My work in the Emergency Department involves meeting and interacting with many ‘Ambulance Doctors’ on a daily basis who come to transfer patients from some medical facility to our tertiary care hospital. Here is a report of my observation over the years. (Trust me every word of it is true and from real life scenarios)
1) Most ambulances always drive with their sirens on even if there is no patient inside. You will seldom come across an ambulance moving at a normal driving speed. While few motorists use this opportunity to drive bumper to bumper with the ambulance to beat the traffic (I do that often :p), I've seen young crack heads trying a stint of street racing with the ambulance too.
2) MOST doctors that are hired in this ‘money minting’ ambulance business are BUMS, BAMS and BHMS ie. Ayurvedic and Homeopathy ‘Doctors’ who have no/very little knowledge of modern medicines they use during the journey.
Note: There are centers across the country running a 6 month PGDEMS (Post Graduate Diploma in Emergency Medical Services) course that makes it easier for them to get jobs in such ambulances and a license to kill (Wow…they become qualified Emergency Physicians...why will MBBS people persue a 3 year MD/DNB Emergency Medicine degree then ?)
3) Their sole aim is to ‘dump an alive patient’ at the receiving hospital. Patients with no recordable blood pressure (but with a pulse), patients who have an oxygen saturation of above 85 % (with or without oxygen) and many such patients with life threatening vitals are STABLE FOR THEM. The vital parameters of the patient (Pulse, Blood Pressure, Saturation and Respiratory rate) are always stable during the journey, as reported by them and change as soon as the patient enters the hospital door, when we measure them.
4) One of their primary objectives is to get their hands back on the ‘patient transferring sheet’, (the one used to shift patients from their stretcher to the hospital bed). They make the uncomfortable patient roll right and left as soon as the patient is brought in (arre chain ki saans toh lene do patient ko). The doctor too is more interested in helping his attendants pull it out than briefing us what is wrong with the patient in the 1st place. The money can wait for 15 minutes, but the patient transferring sheet is the real treasure.
5) The oxygen mask used for patients during transit is reused for an unlimited time till the elastic straps on the side of the mask become loose or break. Even if they bring a patient with TB or pneumonia, they always want the mask back, as it’s the only one they have. (My hospital infection control nurse would surely kill them!!)
6) With the dressing sense and grooming of a few ambulance doctors, it can at times become difficult for us to recognize the doctor among the 3 people who wheel the patient in (the ambulance driver, the attendant and the real ‘fake’ doctor) until we see a stethoscope hanging in 1 someone’s neck.

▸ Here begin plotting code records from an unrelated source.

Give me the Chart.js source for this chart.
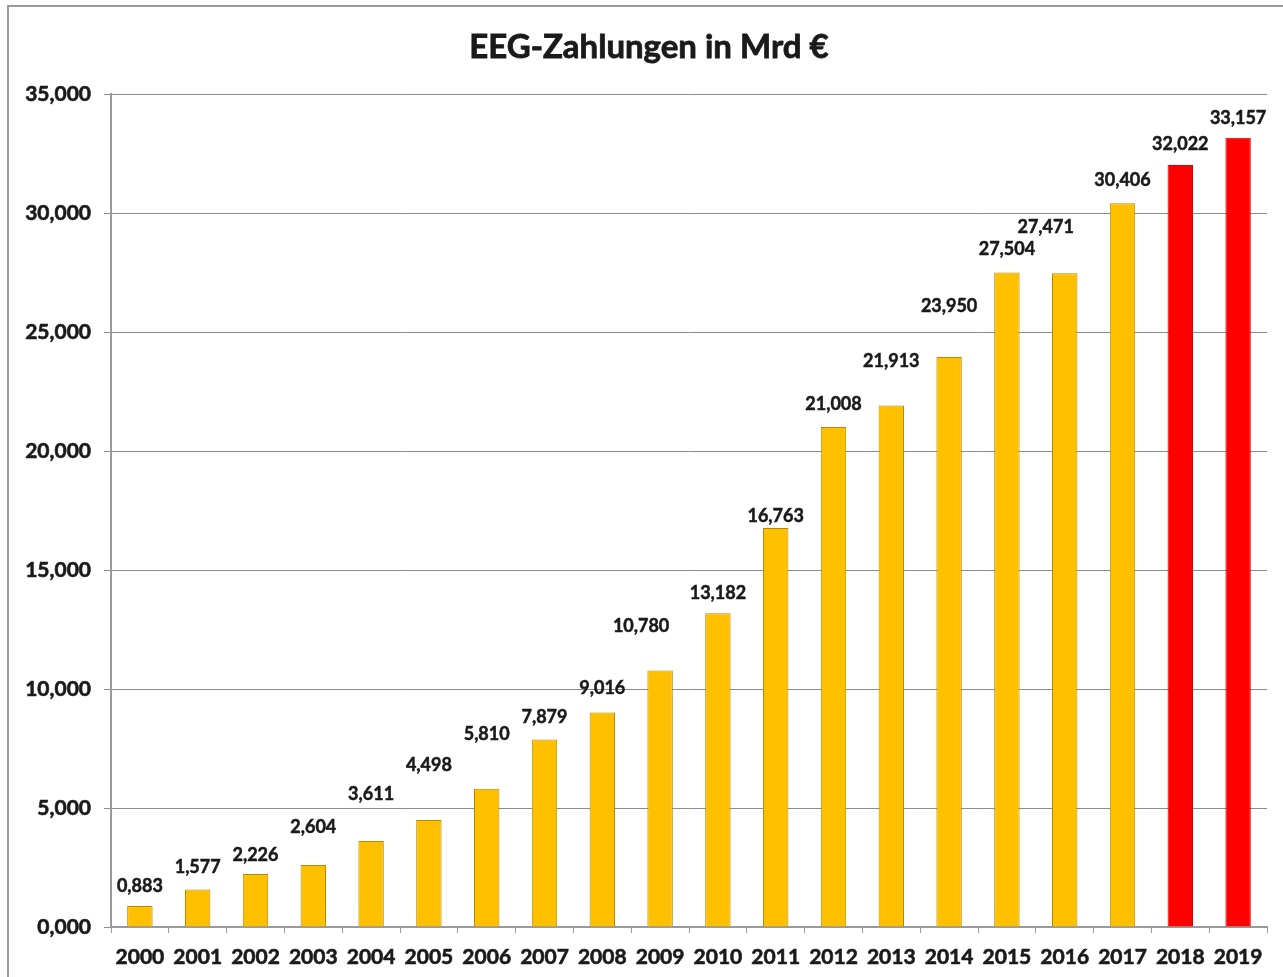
<!DOCTYPE html>
<html>
<head>
<meta charset="utf-8">
<title>EEG-Zahlungen in Mrd €</title>
<script src="https://cdn.jsdelivr.net/npm/chart.js@4"></script>
<style>
  html, body { margin:0; padding:0; background:#fff; }
  canvas { display:block; }
</style>
</head>
<body>
<canvas id="eegChart" width="1283" height="977"></canvas>
<script>
// Data
const years = ["2000","2001","2002","2003","2004","2005","2006","2007","2008","2009",
               "2010","2011","2012","2013","2014","2015","2016","2017","2018","2019"];
const payments = [883, 1577, 2226, 2604, 3611, 4498, 5810, 7879, 9016, 10780,
                  13182, 16763, 21008, 21913, 23950, 27504, 27471, 30406, 32022, 33157];
const redYears = ["2018","2019"];
const yTicks = [0, 5000, 10000, 15000, 20000, 25000, 30000, 35000];

// label nudges (px) - the labels in the original were hand placed
const labelLift  = [20,22,19,38,47,55,55,22,24,44,20,12,23,44,51,23,46,23,21,20];
const labelShift = [0,0,0,0,0,0,0,0,0,-19,0,0,0,0,0,0,-19,0,0,0];

const FONT = "Lato, 'Open Sans', 'DejaVu Sans', sans-serif";
const TXT = "#1a1a1a";

// 883 -> "0,883", 35000 -> "35,000"
function fmt(v){
  const k = Math.floor(v / 1000), r = v % 1000;
  return k + "," + String(r).padStart(3, "0");
}

const fills   = years.map(y => redYears.includes(y) ? "#FF0000" : "#FFC000");
const borders = years.map(y => redYears.includes(y) ? "#E00000" : "#B38A00");

/* ====== frame, title, value labels ====== */
const decor = {
  id: "decor",
  beforeDraw(chart){
    const c = chart.ctx;
    c.save();
    c.fillStyle = "#fff";
    c.fillRect(0, 0, chart.width, chart.height);
    c.strokeStyle = "#9a9a9a"; c.lineWidth = 2;
    c.beginPath();
    c.moveTo(8, chart.height); c.lineTo(8, 6); c.lineTo(chart.width, 6);
    c.stroke();
    c.restore();
  },
  afterDraw(chart){
    const c = chart.ctx;
    c.save();
    c.fillStyle = TXT; c.strokeStyle = TXT;
    c.textAlign = "center"; c.textBaseline = "middle";
    c.font = "bold 33px " + FONT;
    c.lineWidth = 0.8;
    c.fillText("EEG-Zahlungen in Mrd €", 649, 47);
    c.strokeText("EEG-Zahlungen in Mrd €", 649, 47);

    c.font = "bold 18px " + FONT;
    c.lineWidth = 0.5;
    const meta = chart.getDatasetMeta(0);
    meta.data.forEach((bar, i) => {
      const x = bar.x + labelShift[i], y = bar.y - labelLift[i];
      c.fillText(fmt(payments[i]), x, y);
      c.strokeText(fmt(payments[i]), x, y);
    });
    c.restore();
  }
};

new Chart(document.getElementById("eegChart"), {
  type: "bar",
  data: {
    labels: years,
    datasets: [{
      data: payments,
      backgroundColor: fills,
      borderColor: borders,
      borderWidth: 1,
      barPercentage: 0.44,
      categoryPercentage: 1
    }]
  },
  options: {
    responsive: false,
    animation: false,
    layout: { padding: { left: 0, top: 94, right: 16, bottom: 0 } },
    plugins: { legend: { display:false }, title: { display:false }, tooltip: { enabled:false } },
    scales: {
      x: {
        grid: { offset:true, drawOnChartArea:false, drawTicks:true, tickLength:6, color:"#9a9a9a" },
        border: { color:"#9a9a9a", width:2 },
        ticks: { color:TXT, font:{ family:FONT, size:21, weight:"bold" }, padding:12, maxRotation:0, autoSkip:false,
                 textStrokeColor:TXT, textStrokeWidth:0.6 },
        afterFit(scale){ scale.height = 50; }
      },
      y: {
        min: 0, max: 35000,
        afterBuildTicks(scale){ scale.ticks = yTicks.map(v => ({ value:v })); },
        grid: { color:"#8c8c8c", lineWidth:1, tickLength:7 },
        border: { color:"#9a9a9a", width:2 },
        ticks: { color:TXT, font:{ family:FONT, size:21, weight:"bold" }, padding:13, callback: v => fmt(v),
                 textStrokeColor:TXT, textStrokeWidth:0.6 },
        afterFit(scale){ scale.width = 111; }
      }
    }
  },
  plugins: [decor]
});
</script>
</body>
</html>
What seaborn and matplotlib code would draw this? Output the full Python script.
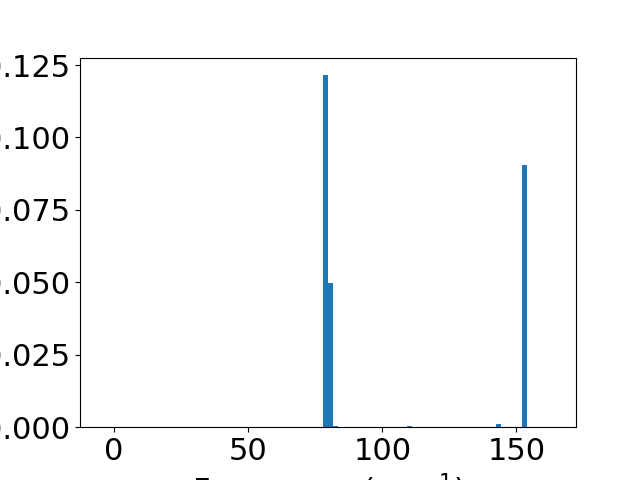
import numpy as np
import pandas as pd
import matplotlib
matplotlib.use('Agg')
import matplotlib.pyplot as plt
import seaborn as sns

# Histogram bin layout
bin_start = -4.3
bin_width = 1.955
n_bins = 86

# Non-empty bins: left edge index -> bar height (density)
bar_bins = [42, 43, 44, 58, 75, 80]
bar_heights = [0.1215, 0.0498, 0.0004, 0.0004, 0.0010, 0.0905]

edges = bin_start + bin_width * np.arange(n_bins + 1)
centers = (edges[:-1] + edges[1:]) / 2
heights = np.zeros(n_bins)
heights[bar_bins] = bar_heights

df = pd.DataFrame({'freq': centers, 'w': heights})

plt.rcParams['font.size'] = 22
fig, ax = plt.subplots(figsize=(6.4, 4.8), dpi=100)
sns.histplot(data=df, x='freq', weights='w', bins=edges.tolist(), ax=ax,
             color='#1f77b4', alpha=1, edgecolor='none', linewidth=0)
ax.set_xlabel('Frequency (cm$^{-1}$)')
ax.set_ylabel('')
ax.set_yticks([0, 0.025, 0.05, 0.075, 0.1, 0.125])
ax.set_xticks([0, 50, 100, 150])
ax.set_ylim(0, 0.1215 * 1.05)

fig.savefig('out.png', dpi=100)
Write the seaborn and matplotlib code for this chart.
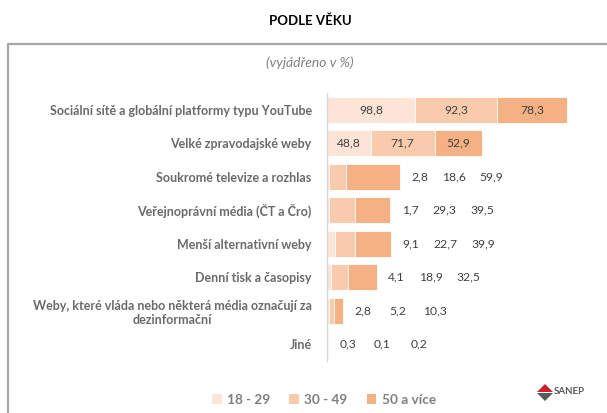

7) The accompanying doctor’s are exceptionally good with ONLY 2 drugs.a) Dopamine – to increase the blood pressure. b) Nitroglycerine (NTG) to make the blood pressure fall.
Depending on what the reading shows on the monitor in the moving ambulance, they don’t even bother to manually check the BP and play with the infusion rates as they like.
8) Any patient who is irritated, non cooperative, moving about, there is a high probability that he/she will be injected with Midazolam/ Fortwin and Phenagan which puts the patient to a good sleep. The relatives feel that the doctor has done something, the doctor feel that the journey will now be uneventful. But the catch here is that with a wrong extra dosing, the patient can go into respiratory arrest developing hypoxia and carbon dioxide narcosis. Next step: Intubation in a moving ambulance --- damaged vocal cords --- a bathroom singer for life, if the patient survives.
9) Rarely does an ambulance doctor declare a patient dead at home and are more than happy to rush a patient who has been dead for more than 1-2 hours on AMBU (even a layman can tell that when the body is cold, pupils completely dilated, body is stiff- rigor mortis that the person is a goner) giving false hopes to the family of a miraculous recovery or securing a Death Certificate from the hospital the patient is taken to (both of which never happen).
My motive of the above article was not to disrespect any of my fellow medico colleagues, but was to highlight the plight of a very essential and ‘life altering’ (I say altering as it really can change the outcome of the patient, the future of the family members) service - The Ambulance.
It really is disappointing to see such practice and I really wish we could have better standards of care one day and may be an EMS services like 911 in our country too.